Le rétablissement de la paix dans l’Est, où sévissent encore des groupes armés locaux et étrangers, figurera-t-il enfin sur l’agenda de cette année ? Éternelle question. La situation sécuritaire s’est certes améliorée en Ituri, où le processus de démobilisation, de désarmement et de réinsertion (DDR) ainsi que le brassage d’ex-miliciens dans des brigades mixtes ont enregistré des progrès notables. Autres avancées à souligner, qui augurent la fin de l’impunité des chefs de guerre : le transfert à la Cour pénale internationale (CPI) de La Haye de Germain Katanga, ex-chef des Forces de résistance patriotiques en Ituri, et le jugement en mars 2008 par la CPI de Thomas Lubanga, ancien chef des Forces patriotiques pour la libération du Congo.

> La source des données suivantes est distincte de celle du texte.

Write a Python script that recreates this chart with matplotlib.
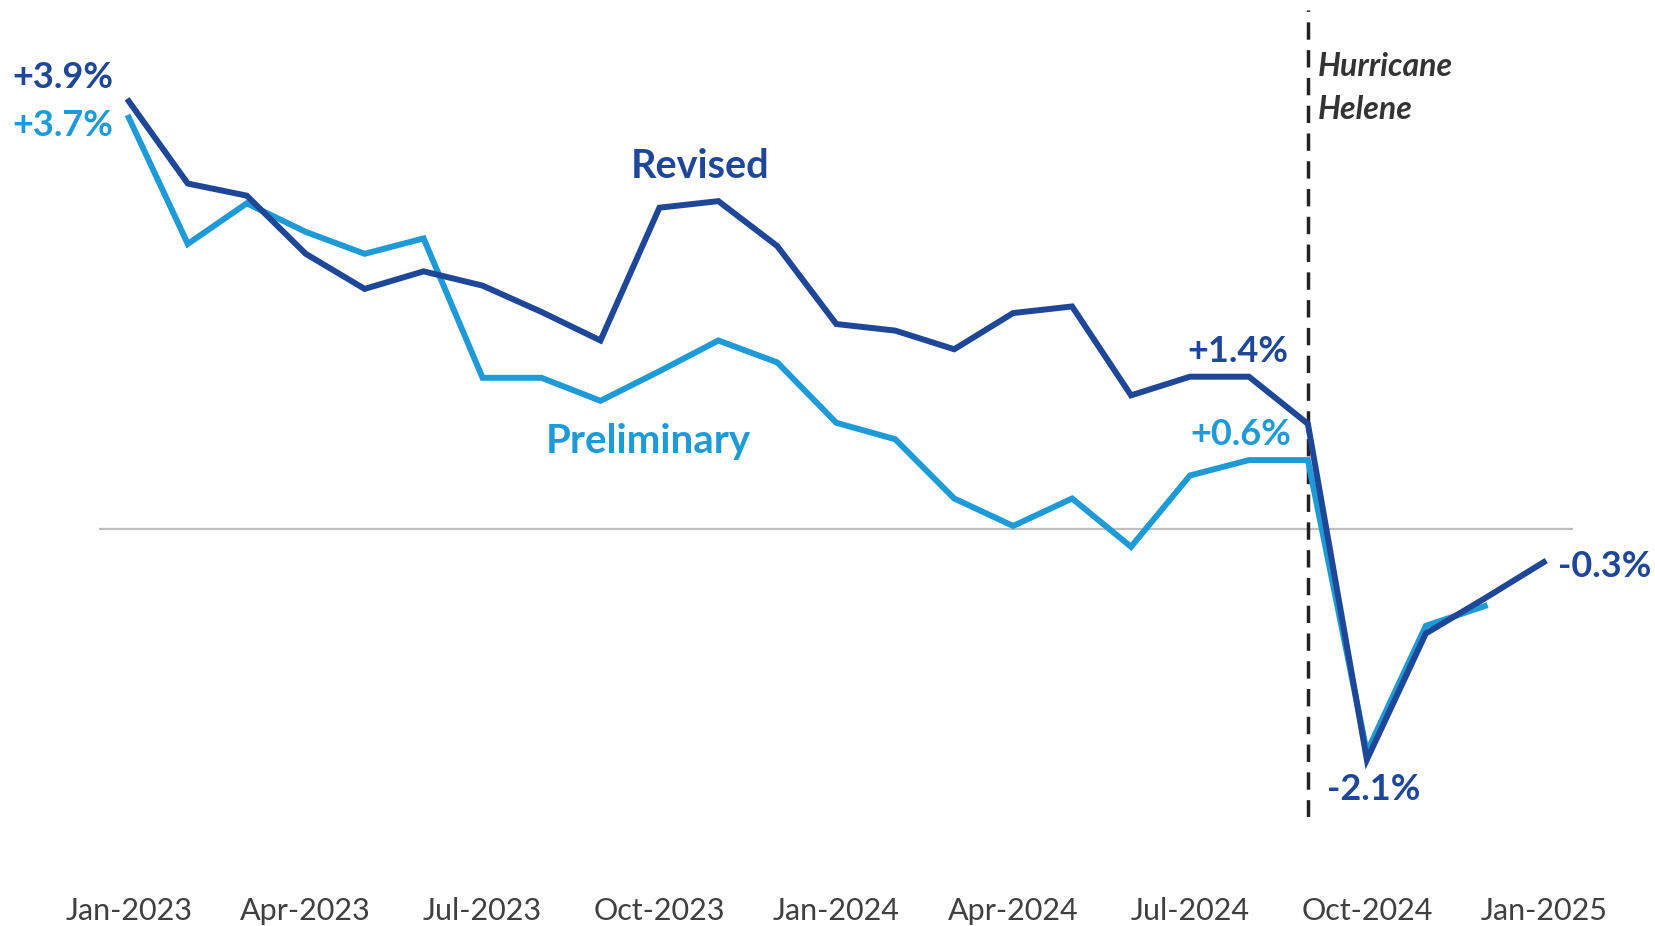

Toutefois, dans le Nord-Kivu, la situation sécuritaire a empiré suite aux exactions des troupes du général dissident Laurent Nkunda, qui refuse d’incorporer ses soldats aux Forces armées de RD Congo (FARDC) pour être libre d’assurer la défense de la communauté tutsie dont il est issu. Après avoir proposé la solution du mixage, c’est-à-dire l’intégration de ses troupes au sein des FARDC dans des brigades non brassées et positionnées au Nord-Kivu, Nkunda est revenu sur sa décision. D’où la reprise des combats, qui s’est soldée par de nombreux morts et blessés et d’importants déplacements de populations. Nkunda exige au préalable le démantèlement des milices hutues rwandaises, regroupées au sein des Forces démocratiques de libération du Rwanda (FDLR) et accusées par Kigali d’avoir participé au génocide de 1994. Il estime que leur présence sur le territoire congolais menace directement la sécurité des populations tutsies.
Pour rétablir la paix dans l’est du pays et plus largement dans la région des Grands Lacs, le gouvernement congolais table sur une solution politique et diplomatique, impliquant le soutien massif de la communauté internationale. Des engagements allant dans ce sens ont été pris. Lors de la réunion régionale tripartite, qui a eu lieu à Nairobi le 9 novembre 2007, Kinshasa s’est ainsi engagé à mettre en œuvre un plan de désarmement des rebelles hutus, tandis que Kigali a promis de s’abstenir de tout soutien à des groupes armés en RD Congo, en particulier aux troupes de Nkunda. À l’issue de la rencontre, un bureau opérationnel permanent du Groupe conjoint de suivi a été mis en place.
Initiée par le chef de l’État congolais, la conférence sur la paix, la sécurité et le développement du Nord et du Sud-Kivu s’est tenue à Goma en janvier dernier, réunissant quelque 1 500 participants issus des communautés locales et des groupes armés, mais aussi des représentants des Nations unies, des États-Unis, de l’Union européenne, de l’Union africaine et d’ambassades européennes. Cette rencontre a permis d’engager un dialogue entre les communautés locales et le gouvernement. Reste à appliquer les mesures prises lors de ces deux conférences.
Dans la mise en œuvre du plan de désarmement des rebelles hutus, Kinshasa peut compter sur l’appui de la Mission des Nations unies au Congo (Monuc), dont le mandat a été prolongé jusqu’en décembre prochain. Toutefois, le succès de cette opération dépend en grande partie de la capacité des FARDC à mener à bien leur mission. Ce qui n’est pas gagné d’avance.